5G iot

Building trust for a connected world

IoT World Today organized a conference titled: Building trust for a connected world. The speakers were Ms. Eleftheria Kouri, Senior Analyst, IoT Technologies and Verticals, AI & IoT, Omdia, and Hebberly Ahatlan, Director of Product Marketing, Intertrust Platform, Intertrust.

Talking about the worldwide IoT device shipment outlook, Ms. Eleftheria Kouri said Omdia forecasts that the global IoT device shipments will grow from 8.19 billion in 2022 to 12.21 billion shipments in 2026. Consumer IoT devices lead in terms of shipments, despite chip shortage issues.

Kouri
DQI Bureau | DATAQUEST Ms. Eleftheria Kouri

Commercial and industrial electronic IoT device shipments experience stable growth as IoT devices remain the main option for industrial sector to collect real time data for machinery performance. Medical IoT devices will experience healthy growth in the coming years due to the rise of telehealth services, such as remote patient monitoring.

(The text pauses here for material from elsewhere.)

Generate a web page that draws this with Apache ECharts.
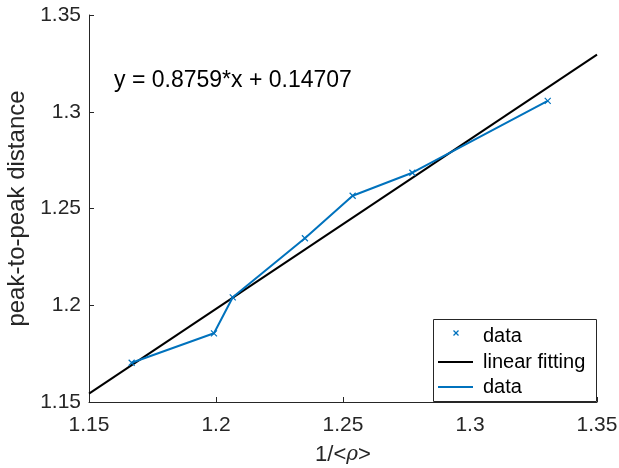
<!DOCTYPE html>
<html><head><meta charset="utf-8">
<script src="https://cdn.jsdelivr.net/npm/echarts@6/dist/echarts.min.js"></script>
<style>html,body{margin:0;padding:0;background:#fff}#c{width:619px;height:468px}</style>
</head><body><div id="c"></div>
<script>
const dataX = [1.1668, 1.1992, 1.2066, 1.2350, 1.2538, 1.2773, 1.3306];
const dataY = [1.1703, 1.1855, 1.2041, 1.2346, 1.2566, 1.2685, 1.3056];
const fitX = [1.15, 1.35];
const fitY = [1.15436, 1.32954];
const xTicks = ['1.15', '1.2', '1.25', '1.3', '1.35'];
const yTicks = ['1.15', '1.2', '1.25', '1.3', '1.35'];
const fitLabel = 'y = 0.8759*x + 0.14707';
const legendNames = ['data', 'linear fitting', 'data'];

const FONT = 'Liberation Sans, Arial, Helvetica, sans-serif';
const BLUE = '#0072BD';
const AX = '#262626';
const xPath = 'path://M0,0L10,10M10,0L0,10';

const chart = echarts.init(document.getElementById('c'), null, {renderer: 'canvas'});
const axisCommon = {
  type: 'value', min: 1.15, max: 1.35, interval: 0.05,
  axisLine: {show: true, lineStyle: {color: AX, width: 1}},
  axisTick: {show: true, inside: true, length: 5, lineStyle: {color: AX}},
  splitLine: {show: false},
  nameLocation: 'middle',
};
chart.setOption({
  animation: false,
  backgroundColor: '#fff',
  grid: {left: 89, right: 22, top: 15, bottom: 66, containLabel: false, outerBoundsMode: 'none'},
  xAxis: Object.assign({}, axisCommon, {
    name: '1/<{i|ρ}>', nameGap: 42,
    nameTextStyle: {color: AX, fontFamily: FONT, fontSize: 22,
      rich: {i: {fontStyle: 'italic', fontFamily: 'DejaVu Serif, serif', fontSize: 20, color: AX}}},
    axisLabel: {color: AX, fontFamily: FONT, fontSize: 21, margin: 13,
      formatter: (v, i) => xTicks[i]}
  }),
  yAxis: Object.assign({}, axisCommon, {
    name: 'peak-to-peak distance', nameGap: 58,
    nameTextStyle: {color: AX, fontFamily: FONT, fontSize: 24},
    axisLabel: {color: AX, fontFamily: FONT, fontSize: 21, margin: 8,
      formatter: (v, i) => yTicks[i]}
  }),
  series: [
    {type: 'line', name: 'fit', data: fitX.map((x, i) => [x, fitY[i]]),
     showSymbol: false, lineStyle: {color: '#000', width: 2}, z: 2},
    {type: 'line', name: 'data', data: dataX.map((x, i) => [x, dataY[i]]),
     symbol: xPath, symbolSize: 6, showAllSymbol: true,
     itemStyle: {color: BLUE, borderColor: BLUE, borderWidth: 1.2},
     lineStyle: {color: BLUE, width: 2}, z: 3}
  ],
  graphic: [
    {type: 'text', x: 114, y: 81, style: {text: fitLabel, fill: '#000', font: '23px ' + FONT, verticalAlign: 'middle'}},
    {type: 'rect', shape: {x: 433.5, y: 319.5, width: 163, height: 82},
     style: {fill: '#fff', stroke: AX, lineWidth: 1}, z: 10},
    {type: 'line', shape: {x1: 453.5, y1: 330.5, x2: 458.5, y2: 335.5}, style: {stroke: BLUE, lineWidth: 1.2}, z: 11},
    {type: 'line', shape: {x1: 458.5, y1: 330.5, x2: 453.5, y2: 335.5}, style: {stroke: BLUE, lineWidth: 1.2}, z: 11},
    {type: 'line', shape: {x1: 438, y1: 362, x2: 473, y2: 362}, style: {stroke: '#000', lineWidth: 2}, z: 11},
    {type: 'line', shape: {x1: 438, y1: 387, x2: 473, y2: 387}, style: {stroke: BLUE, lineWidth: 2}, z: 11},
    {type: 'text', x: 483, y: 336, style: {text: legendNames[0], fill: '#000', font: '20px ' + FONT, verticalAlign: 'middle'}, z: 11},
    {type: 'text', x: 483, y: 362, style: {text: legendNames[1], fill: '#000', font: '20px ' + FONT, verticalAlign: 'middle'}, z: 11},
    {type: 'text', x: 483, y: 387, style: {text: legendNames[2], fill: '#000', font: '20px ' + FONT, verticalAlign: 'middle'}, z: 11}
  ]
});
</script></body></html>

Regarding the emergence of 5G adoption in IoT, Omdia forecasts that 5G adoption will occur at a measured pace through 2024 reaching approximately 127 million connections globally in 2026. 5G connectivity not only provides higher quality service to existing IoT solutions, but it also unlocks opportunities for new IoT use cases and applications, such as factory and home automation, video analytics, and smart grid deployment.

Omdia expects that automotive, consumer, and remote monitoring applications will drive 5G adoption in the coming years. 5G is considered a secure connectivity option by design, although it brings its own security concerns.

Data trust landscape
Looking at the data trust landscape, the rapid growth of connected devices has greatly increased the risk of compromise for IoT networks at the edge. Data and commands traveling both from and to devices at the edge traverse a series of untrusted networks, creating numerous potential entry points for attacks putting enterprises in risk.

A dynamic landscape of employees and partners require access to corporate data. Data architectures are rarely uniform, and typically contain solutions that are for specific business needs. Evolving regulation on the management and use of data creates increased risk and liability.

There are three key questions:
• How to protect the large networks of IoT devices and ensure their identity throughout their lifecycle?
• How to ensure device authenticity, data integrity, and privacy of these communications?
• How to aggregate and manage data from disparate systems of devices and data storage solutions?

We need to consider new technologies that elevate digital trust.

Better data lifecycle management
Hebberly Ahatlan, Intertrust, stated that we require better data lifecycle management. This involves resolving data flows, from creation to consumption. How can we protect the large networks of IoT devices and ensure their identity throughout their lifecycle? We can do this by implementing digital trust schemes that are agnostic to networks and protocols.

We can also ensure device authenticity, data integrity, and privacy of these communications. This can be done by implementing protection schemes that travel with data. Therefore, protecting data at rest or in transit. Further, how can we aggregate and manage data from disparate systems of devices and data storage solutions? We can do this by implementing data management technologies that empower the users to have full delegation and visibility control of the data they are consuming.

Ahatlan
DQI Bureau | DATAQUEST Hebberly Ahatlan.

Devices and data are protected from the edge to the cloud. All devices — even insecure legacy devices, are protected and attested. Data is persistently protected, regardless of the security state of relaying networks and devices.

We need to look at persistent protection. It’s protection that travels with the data across the disjointed networks. We need a solution that runs at the application layer, and does not have to be maintained when network configurations or topologies change, unlike IPSec (VPN). We need a solution that provides device to cloud protection, rather than just a protection pipe over part of the network that terminates at the TLS server – protection persists.

We need a solution that protects data at rest after it exits a VPN or TLS tunnel. Unlike TLS and VPN that are integrated into protocols stacks, there are solutions that are easier to deploy and can run on any IP-based protocol stack.

Persistent protection is a solution that enables protected data to bridge networks, including from industrial environments to home, with a common trust and governance model. To gain full visibility and transparency, while protecting data persistently, from sensor edge to cloud and back again. There was an example of persistent protection using weather data.

This was followed by an XPN demo. The PKI authenticates devices at the edge before communicating securely with them. XPN signs and authenticates the data before is sent from the edge to the cloud.